Por Simão Pessoa
Setembro de 1976. O nosso imbatível time Murrinhas do Egito vai estrear no campeonato do Penarol enfrentando o Ferroviário, de Petrópolis, e trazendo escondido na manga um reforço de respeito: o cabuloso centroavante Ailton Santa Fé, um crioulo baiano de 1,85 cm de altura, 80 kg bem distribuídos no seu corpo malhado, sorriso de moleque no rosto e jeitão de artilheiro consagrado.
Depois de equipado, Ailton Santa Fé, ainda na parte externa do campo, começa a mostrar suas habilidades com uma bola no pé: faz duzentas embaixadinhas com a perna esquerda, depois duzentas com a perna direita, cinquenta com a coxa esquerda, cinquenta com a coxa direita, cem com a cabeça e cento e cinquenta com os ombros, passando a bola de um para o outro. Fica todo mundo impressionado. Os zagueiros do Ferroviário encarregados de marcar o negão começam a ficar nervosos.
O nosso time entra em campo e começa a bater bola, antes do início da partida, numa espécie de aquecimento. Ailton Santa Fé levanta a bola com estilo, faz meia dúzia de embaixadas e, ali na intermediária, dá um chute de folha seca, em direção ao nosso gol. A bola entra na gaveta, indefensável. O goleiro Walter Doido, que não era disso, aplaude o gol de placa.
O lateral-direito Carlito Bezerra vai até as proximidades do escanteio e mete uma bola pelo alto, no estilo chuveirinho. Ailton Santa Fé dá um salto felino, domina no peito e, sem deixar a bola cair, chuta de pé trocado, numa cópia perfeita daquele gol do Pelé contra a seleção tcheca na Copa de 70. A bola entra no ângulo. O goleiro Walter Doido aplaude de novo.
Os zagueiros do Ferroviário, que estavam acompanhando a presepada do outro lado do campo, começam a se sentir desmoralizados antes mesmo de o jogo começar. Com aquele negão em campo, vai ocorrer um massacre.
O juiz chama os dois times para o grande círculo. A partida começa. Com cinco minutos de jogo, o armador Marco Aurélio dribla dois zagueiros e toca rasteiro para Santa Fé na altura da meia-lua. Estiloso no balde, Santa Fé tenta colocar a bola de curva na gaveta, mas a bola inexplicavelmente passa por cima de seu pé direito. O negão chuta o vazio, se desequilibra e cai no chão de cu trancado. A bola sobra para um zagueiro adversário, que despacha a pelota com um chutão para o meio de campo. O negão se levanta elegantemente e dá pequenos chutes de bico no chão como se quisesse culpar o campo esburacado pelo acidente.

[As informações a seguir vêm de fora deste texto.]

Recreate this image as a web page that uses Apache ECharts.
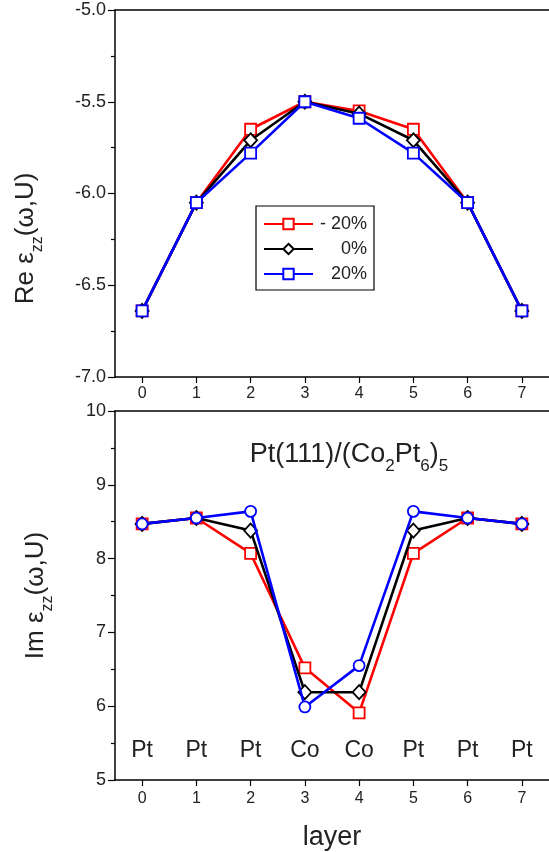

Cinco minutos depois, o ponta-esquerda Bobô dribla o lateral-direito, avança pela linha de fundo e toca para trás. Santa Fé, que vinha numa correria medonha para meter um chute de três dedos, pisa em cima da bola e cai estrepitosamente no chão. Esfola os joelhos e os cotovelos. O nosso capitão de equipe, Almir Português, começa a ficar cabreiro.

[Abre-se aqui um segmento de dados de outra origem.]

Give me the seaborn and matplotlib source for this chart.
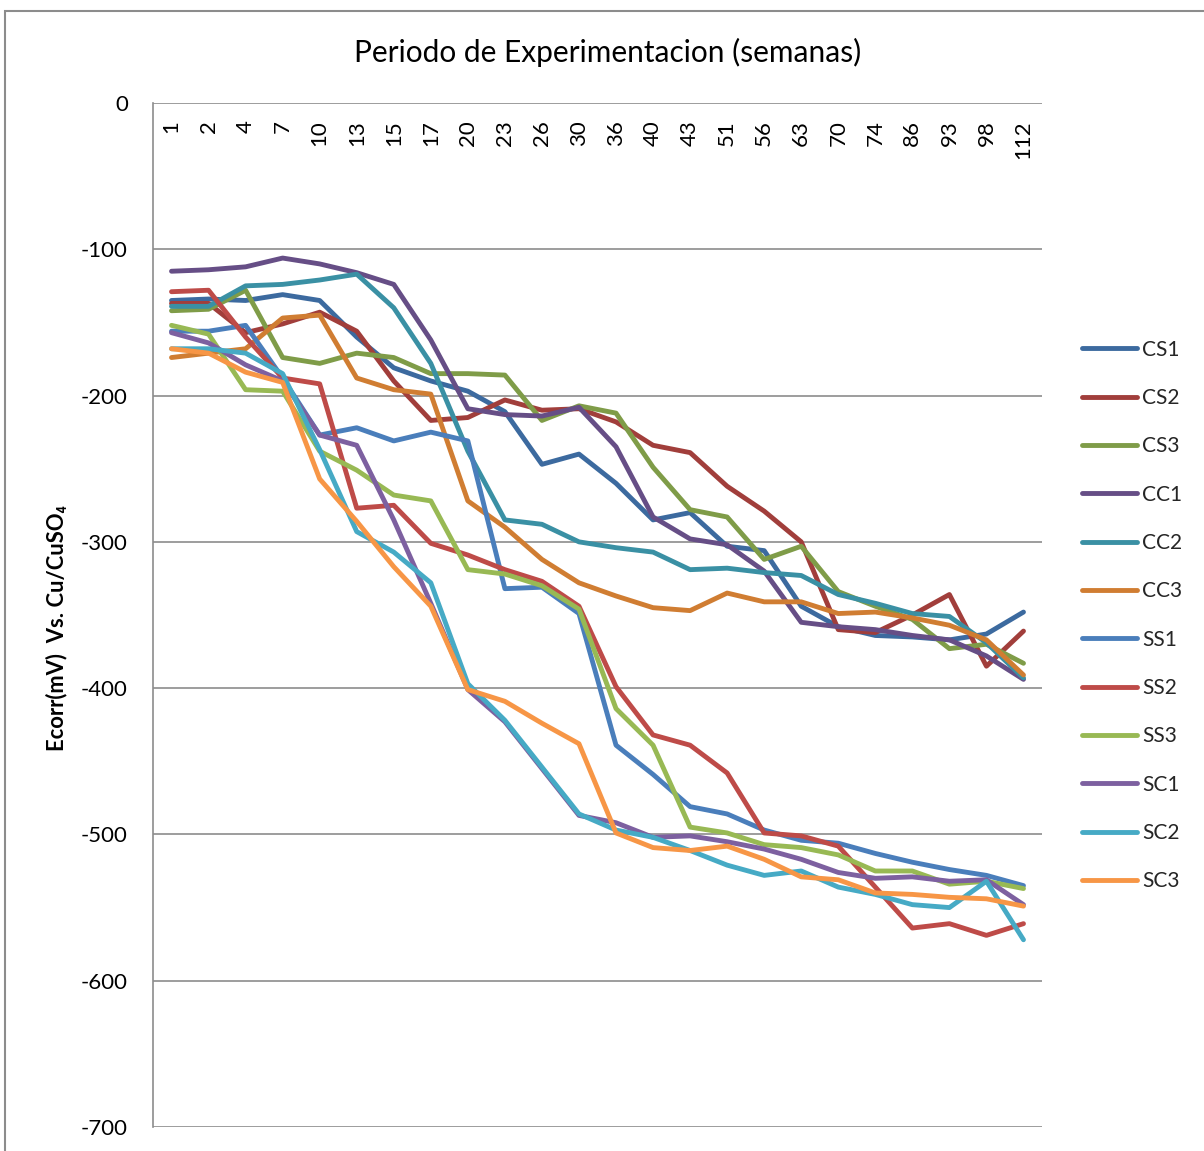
import matplotlib
matplotlib.use("Agg")
import matplotlib.pyplot as plt
from matplotlib.patches import Rectangle
import seaborn as sns
import pandas as pd

# Weeks of exposure (categorical axis)
weeks = [1, 2, 4, 7, 10, 13, 15, 17, 20, 23, 26, 30, 36, 40, 43, 51, 56, 63, 70, 74, 86, 93, 98, 112]

# Corrosion potential Ecorr (mV vs. Cu/CuSO4) per specimen
CS1 = [-135, -134, -135, -131, -135, -160, -181, -190, -197, -211, -247, -240, -260, -285, -280, -303, -306, -344, -358, -364, -365, -367, -363, -348]
CS2 = [-137, -137, -157, -151, -143, -156, -190, -217, -215, -203, -210, -209, -218, -234, -239, -262, -279, -300, -360, -362, -350, -336, -385, -361]
CS3 = [-142, -141, -128, -174, -178, -171, -174, -185, -185, -186, -217, -207, -212, -249, -278, -283, -312, -303, -334, -344, -353, -373, -370, -383]
CC1 = [-115, -114, -112, -106, -110, -116, -124, -162, -209, -213, -214, -208, -235, -283, -298, -302, -320, -355, -358, -360, -364, -367, -378, -394]
CC2 = [-139, -139, -125, -124, -121, -117, -140, -178, -238, -285, -288, -300, -304, -307, -319, -318, -321, -323, -336, -342, -349, -351, -369, -393]
CC3 = [-174, -171, -168, -147, -145, -188, -196, -199, -272, -290, -312, -328, -337, -345, -347, -335, -341, -341, -349, -348, -352, -357, -367, -391]
SS1 = [-156, -156, -152, -188, -227, -222, -231, -225, -231, -332, -331, -349, -439, -459, -481, -486, -497, -504, -506, -513, -519, -524, -528, -535]
SS2 = [-129, -128, -160, -188, -192, -277, -275, -301, -309, -319, -327, -344, -399, -432, -439, -458, -499, -501, -508, -536, -564, -561, -569, -561]
SS3 = [-152, -158, -196, -197, -238, -251, -268, -272, -319, -322, -330, -346, -414, -439, -495, -499, -507, -509, -514, -525, -525, -534, -532, -537]
SC1 = [-157, -164, -179, -190, -227, -234, -285, -342, -401, -423, -455, -487, -492, -502, -501, -505, -510, -517, -526, -530, -529, -532, -531, -548]
SC2 = [-168, -168, -171, -185, -237, -293, -307, -328, -397, -422, -454, -486, -497, -502, -511, -521, -528, -525, -536, -541, -548, -550, -532, -572]
SC3 = [-168, -171, -184, -191, -257, -286, -317, -344, -401, -409, -424, -438, -499, -509, -511, -508, -517, -529, -531, -540, -541, -543, -544, -549]

series_names = ["CS1", "CS2", "CS3", "CC1", "CC2", "CC3", "SS1", "SS2", "SS3", "SC1", "SC2", "SC3"]
series_values = [CS1, CS2, CS3, CC1, CC2, CC3, SS1, SS2, SS3, SC1, SC2, SC3]
colors = ["#3C6A9F", "#A13E3B", "#7F9C48", "#664E86", "#3A90A4", "#D07D32",
          "#4A7EBB", "#BE4B48", "#98B954", "#7D60A0", "#46AAC5", "#F79646"]

rows = []
for name, vals in zip(series_names, series_values):
    for i, (w, v) in enumerate(zip(weeks, vals)):
        rows.append({"pos": i, "semana": w, "Ecorr": v, "serie": name})
df = pd.DataFrame(rows)

sns.set_theme(style="white")
plt.rcParams["font.family"] = ["Lato", "DejaVu Sans"]

W, H = 1204, 1151
fig = plt.figure(figsize=(W / 100, H / 100), dpi=100)
ax = fig.add_axes([153 / W, 1 - 1127 / H, (1042 - 153) / W, (1127 - 103) / H])

sns.lineplot(data=df, x="pos", y="Ecorr", hue="serie", hue_order=series_names,
             palette=dict(zip(series_names, colors)), sort=False, estimator=None,
             linewidth=3.5, ax=ax, legend=True,
             solid_joinstyle="round", solid_capstyle="round")

ax.set_xlim(-0.5, len(weeks) - 0.5)
ax.set_ylim(-700, 0)
ax.set_yticks(range(-700, 1, 100))
ax.set_yticklabels([str(v) for v in range(-700, 1, 100)], fontsize=16, color="#000000")
ax.tick_params(axis="y", length=0, pad=18)
ax.set_xticks([])
ax.set_xlabel("")
ax.set_ylabel("")
ax.grid(axis="y", color="#8C8C8C", linewidth=1.2)
ax.set_axisbelow(True)
for side in ["right", "bottom", "top"]:
    ax.spines[side].set_visible(False)
ax.spines["left"].set_color("#8C8C8C")
ax.spines["left"].set_linewidth(1.2)

# Category labels hang just below the zero line
for i, w in enumerate(weeks):
    ax.text(i, 1 - 17 / 1024, str(w), transform=ax.get_xaxis_transform(),
            rotation=90, ha="center", va="top", fontsize=16, color="#000000")

fig.text(608 / W, 1 - 52 / H, "Periodo de Experimentacion (semanas)",
         ha="center", va="center", fontsize=21.5, color="#000000")
fig.text(57 / W, 1 - 628 / H, "Ecorr(mV)  Vs. Cu/CuSO₄", rotation=90,
         ha="center", va="center", fontsize=15.8, fontweight="bold", color="#000000")

handles, labels = ax.get_legend_handles_labels()
ax.legend(handles, labels, loc="center left",
          bbox_to_anchor=(1082 / W, 1 - 615.5 / H), bbox_transform=fig.transFigure,
          frameon=False, fontsize=15, handlelength=2.64, handletextpad=0.25,
          labelspacing=1.36, borderpad=0, borderaxespad=0)

# Chart area border
fig.add_artist(Rectangle((5 / W, -0.1), 1.2, 1 - 11 / H + 0.1, transform=fig.transFigure,
                         fill=False, edgecolor="#8C8C8C", linewidth=1.5))

fig.savefig("out.png", dpi=100)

Dez minutos depois, o ponta de lança Luiz Lobão arranca pela direita, ganha na corrida do quarto-zagueiro, o goleiro sai em sua direção, ele fica sem ângulo e toca para trás, buscando o centroavante, com o gol escancarado. O centroavante Santa Fé, que vinha correndo feito um velocista jamaicano acompanhando a jogada, passa pela linha da bola e tromba violentamente com o goleiro. Falta contra o nosso time.
Almir Português não pensou duas vezes. Foi na beira do gramado e gritou para o técnico (eu, evidentemente):
– Porra, meu irmão, tira esse negão e coloca o Kepelé. Ele não é jogador de futebol, é malabarista de circo…
Fiz o que o capitão de equipe havia solicitado. O endiabrado Kepelé entrou em campo, fez quatro gols e o Ferroviário tomou uma sonora goleada de 7 a zero.
Nunca mais Ailton Santa Fé entrou em campo para jogar pelo Murrinhas do Egito. Mas continuou se equipando e fazendo seus malabarismos com a bola no pé na beira do campo. Era uma maneira de a gente desmoralizar psicologicamente os zagueiros adversários.